Des précisions ont été livrées quelques heures plus tard par l’US CENTCOM, le commandement militaire américain pour le Moyen-Orient et l’Asie Centrale, et donc chargé à ce titre des opérations anti-terroristes au Levant. Ainsi, selon lui, le chef de l’EI a été tué en octobre, dans la province de Deraa [sud de la Syrie] lors de combats contre l’Armée syrienne libre [ASL], une organisation rebelle dont certaines factions sont soutenues par les États-Unis.

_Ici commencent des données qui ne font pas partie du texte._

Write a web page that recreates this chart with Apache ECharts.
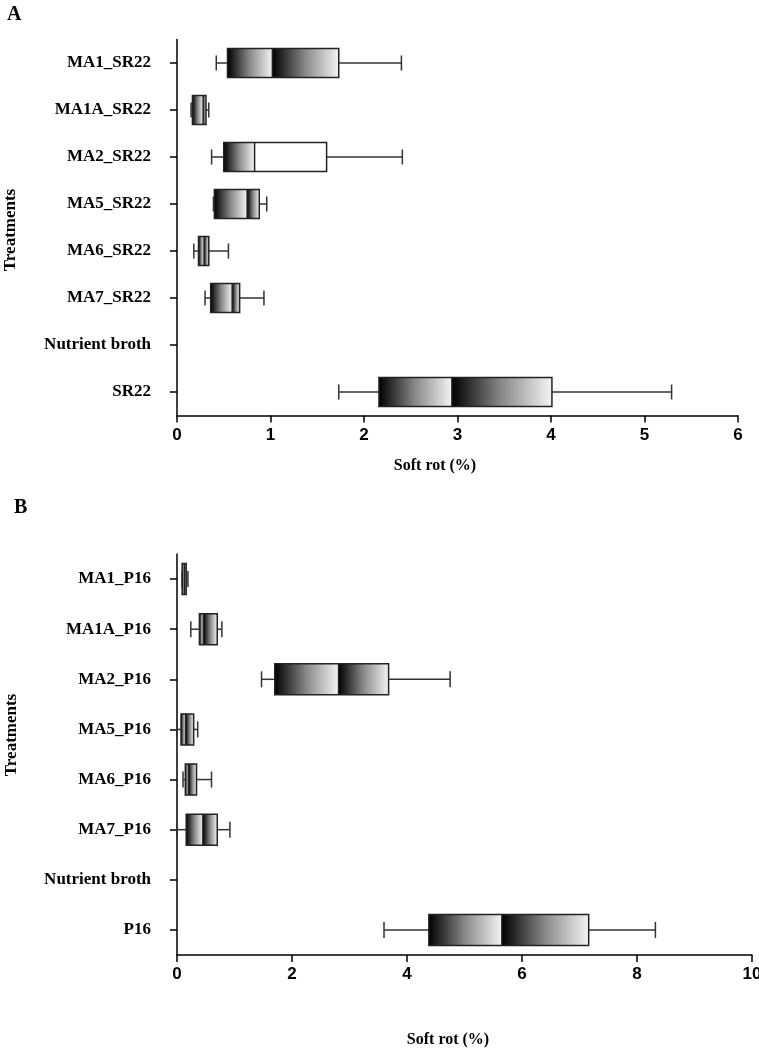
<!DOCTYPE html>
<html>
<head>
<meta charset="utf-8">
<script src="https://cdn.jsdelivr.net/npm/echarts@6/dist/echarts.min.js"></script>
<style>
html,body{margin:0;padding:0;background:#fff;}
#chart{width:759px;height:1050px;}
</style>
</head>
<body>
<div id="chart"></div>
<script>
// ---- Panel A data ----
const categoriesA = ['MA1_SR22','MA1A_SR22','MA2_SR22','MA5_SR22','MA6_SR22','MA7_SR22','Nutrient broth','SR22'];
const lowA  = [0.42, 0.15, 0.37, 0.39, 0.18, 0.30, null, 1.73];
const q1A   = [0.54, 0.165,0.50, 0.40, 0.23, 0.36, null, 2.16];
const medA  = [1.02, 0.28, 0.83, 0.75, 0.29, 0.59, null, 2.94];
const q3A   = [1.73, 0.31, 1.60, 0.88, 0.34, 0.67, null, 4.01];
const highA = [2.40, 0.34, 2.41, 0.96, 0.55, 0.93, null, 5.29];
const ticksA = [0,1,2,3,4,5,6];

// ---- Panel B data ----
const categoriesB = ['MA1_P16','MA1A_P16','MA2_P16','MA5_P16','MA6_P16','MA7_P16','Nutrient broth','P16'];
const lowB  = [0.09, 0.24, 1.47, 0.00, 0.105,0.00, null, 3.60];
const q1B   = [0.09, 0.39, 1.70, 0.07, 0.145,0.16, null, 4.38];
const medB  = [0.13, 0.46, 2.81, 0.15, 0.20, 0.45, null, 5.65];
const q3B   = [0.16, 0.70, 3.68, 0.29, 0.34, 0.70, null, 7.16];
const highB = [0.19, 0.78, 4.75, 0.36, 0.60, 0.92, null, 8.32];
const ticksB = [0,2,4,6,8,10];

// categories whose upper half box is drawn plain white
const plainUpper = ['MA2_SR22'];

function buildData(cats, lo, q1, md, q3, hi){
  const out = [];
  cats.forEach((c,i)=>{
    if (lo[i] === null) return;
    out.push([i, lo[i], q1[i], md[i], q3[i], hi[i], plainUpper.indexOf(c) >= 0 ? 1 : 0]);
  });
  return out;
}

function grad(){
  return new echarts.graphic.LinearGradient(0,0,1,0,[
    {offset:0,color:'#000000'},
    {offset:0.5,color:'#8a8a8a'},
    {offset:1,color:'#f4f4f4'}
  ]);
}

function renderBox(params, api){
  const cat = api.value(0);
  const vals = [api.value(1),api.value(2),api.value(3),api.value(4),api.value(5)];
  const plain = api.value(6) === 1;
  const yc = api.coord([0, cat])[1];
  const band = api.size([0,1])[1];
  const h = band*0.62;
  const cap = band*0.32;
  const xs = vals.map(v=>api.coord([v,cat])[0]);
  const lineStyle = {stroke:'#333', lineWidth:1.5, fill:null};
  const top = yc - h/2;
  const ch = [];
  ch.push({type:'line',shape:{x1:xs[0],y1:yc,x2:xs[1],y2:yc},style:lineStyle});
  ch.push({type:'line',shape:{x1:xs[3],y1:yc,x2:xs[4],y2:yc},style:lineStyle});
  ch.push({type:'line',shape:{x1:xs[0],y1:yc-cap/2,x2:xs[0],y2:yc+cap/2},style:lineStyle});
  ch.push({type:'line',shape:{x1:xs[4],y1:yc-cap/2,x2:xs[4],y2:yc+cap/2},style:lineStyle});
  ch.push({type:'rect',shape:{x:xs[1],y:top,width:Math.max(xs[2]-xs[1],0.5),height:h},style:{fill:grad()}});
  ch.push({type:'rect',shape:{x:xs[2],y:top,width:Math.max(xs[3]-xs[2],0.5),height:h},style:{fill:plain?'#ffffff':grad()}});
  ch.push({type:'rect',shape:{x:xs[1],y:top,width:Math.max(xs[3]-xs[1],0.5),height:h},style:{fill:null,stroke:'#222',lineWidth:1.5}});
  ch.push({type:'line',shape:{x1:xs[2],y1:top,x2:xs[2],y2:top+h},style:{stroke:'#222',lineWidth:1.5}});
  return {type:'group',children:ch};
}

const serif = 'Liberation Serif';
const sans = 'Liberation Sans';

function xAxisCfg(idx, ticks){
  return {
    type:'value', gridIndex:idx, min:ticks[0], max:ticks[ticks.length-1], interval:ticks[1]-ticks[0],
    splitLine:{show:false},
    axisLine:{show:true,lineStyle:{color:'#000',width:1.5}},
    axisTick:{show:true,length:7,lineStyle:{color:'#000',width:1.5}},
    axisLabel:{color:'#000',fontFamily:sans,fontWeight:'bold',fontSize:17,margin:11}
  };
}
function yAxisCfg(idx, cats){
  return {
    type:'category', gridIndex:idx, data:cats, inverse:true,
    axisLine:{show:true,lineStyle:{color:'#000',width:1.5}},
    axisTick:{show:true,alignWithLabel:true,length:7,lineStyle:{color:'#000',width:1.5}},
    axisLabel:{color:'#000',fontFamily:serif,fontWeight:'bold',fontSize:17,margin:26},
    splitLine:{show:false}
  };
}

const chart = echarts.init(document.getElementById('chart'), null, {renderer:'canvas'});
chart.setOption({
  backgroundColor:'#fff',
  animation:false,
  grid:[
    {left:177, right:21, top:39.5, height:376, outerBoundsMode:'none', containLabel:false},
    {left:177, right:7, top:554, height:401, outerBoundsMode:'none', containLabel:false}
  ],
  xAxis:[xAxisCfg(0,ticksA), xAxisCfg(1,ticksB)],
  yAxis:[yAxisCfg(0,categoriesA), yAxisCfg(1,categoriesB)],
  series:[
    {type:'custom', xAxisIndex:0, yAxisIndex:0, renderItem:renderBox,
     encode:{x:[1,2,3,4,5], y:0}, data:buildData(categoriesA,lowA,q1A,medA,q3A,highA)},
    {type:'custom', xAxisIndex:1, yAxisIndex:1, renderItem:renderBox,
     encode:{x:[1,2,3,4,5], y:0}, data:buildData(categoriesB,lowB,q1B,medB,q3B,highB)}
  ],
  graphic:[
    {type:'text', left:7, top:5, style:{text:'A', font:'bold 20px "Liberation Serif"', fill:'#000'}},
    {type:'text', left:14, top:498, style:{text:'B', font:'bold 20px "Liberation Serif"', fill:'#000'}},
    {type:'text', x:11, y:230, rotation:Math.PI/2, style:{text:'Treatments', font:'bold 17px "Liberation Serif"', fill:'#000', align:'center', verticalAlign:'middle'}},
    {type:'text', x:12, y:735, rotation:Math.PI/2, style:{text:'Treatments', font:'bold 17px "Liberation Serif"', fill:'#000', align:'center', verticalAlign:'middle'}},
    {type:'text', x:435, y:466, style:{text:'Soft rot (%)', font:'bold 16px "Liberation Serif"', fill:'#000', align:'center', verticalAlign:'middle'}},
    {type:'text', x:448, y:1040, style:{text:'Soft rot (%)', font:'bold 16px "Liberation Serif"', fill:'#000', align:'center', verticalAlign:'middle'}}
  ]
});
</script>
</body>
</html>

À cette époque, et en réponse à un attentat ayant fait dix-huit de ses soldats dans la région de Damas, le gouvernement syrien avait annoncé le lancement d’une opération contre l’EI dans la province de Deraa, qu’il contrôle en grande partie et où il a noué des accords avec certains groupes rebelles locaux. Et, le 16 octobre, l’agence Tass avait affirmé qu’une frappe aérienne russe y avait tué une vingtaine de jihadistes [ce qui n’a pas pu être vérifié de manière indépendante].

Reste que les États-Unis n’ont pas précisé le degré de leur implication dans l’élimination d’Abou Hassan al-Hachimi . Si ce n’est que John Kirby, le porte-parole du Conseil de sécurité nationale américain a salué « l’annonce selon laquelle un autre chef de l’EI ne foule plus le sol de la Terre ».

La France a également réagi à cette annonce, le Quai d’Orsay estimant que « ce décès porte un nouveau coup à l’organisation terroriste ». Toutefois, a ajouté la diplomatie française, il « ne saurait toutefois conduire à minimiser la menace persistante que celle-ci pose en Irak et en Syrie, ainsi que dans de nombreuses autres régions du globe ».

Effectivement, le derner rapport du groupe d’experts des l’ONU invite à une certaine prudence par rapport aux pertes infligées à la hierarchie des organisations jihadistes. « Malgré l’attrition des hauts responsables du groupe, […] aucun changement notable dans la direction impulsée par le groupe ou dans ses opérations dans la zone principale du conflit » n’a été observé, y lit-on.

En outre, poursuit le document, « l’EI représente une menace résiliente et persistante en raison de sa structure décentralisée et de sa capacité de fomenter des attaques complexes », d’autant plus que « la frontière entre l’Irak et la Syrie reste un point faible majeur où opèrent de multiples réseaux de contrebande » et qu’il disposerait encore, dans la région, de 6’000 à 10’000 combattant, « concentrés principalement dans les zones rurales ».

Qui plus est, l’offensive terrestre que dit préparer la Turquie contre les milices kurdes syriennes, qui ont tenu un rôle majeur dans la défaite du « califat » de l’EI, pourrait remettre en cause les gains obtenus contre le groupe terroriste. D’où, d’ailleurs, la forte opposition de Lloyd Austin, le chef du Pentagone, à toute nouvelle opération turque dans le nord de la Syrie.

Par ailleurs, et toujours d’après le groupe d’experts des Nations unies, certains réseaux régionaux de l’EI demeurent très actifs, notamment en Afghanistan [bureau Al-Siddiq], en Somalie [bureau al-Karrar, qui couvre aussi le Mozambique et la République démocratique du Congo] et dans le bassin de Lac Tchad [bureau al-Furqan]. En revanche, d’autres sont en nette perte de vitesse, quand ils ne sont pas moribonds. C’est notamment le cas de ceux implantés au Yémen, en Libye et en Égypte.

[*] Al-Qourachi est une référence à la tribu du prophète Mahomet, dont le « calife » autoproclamé doit être un descendant.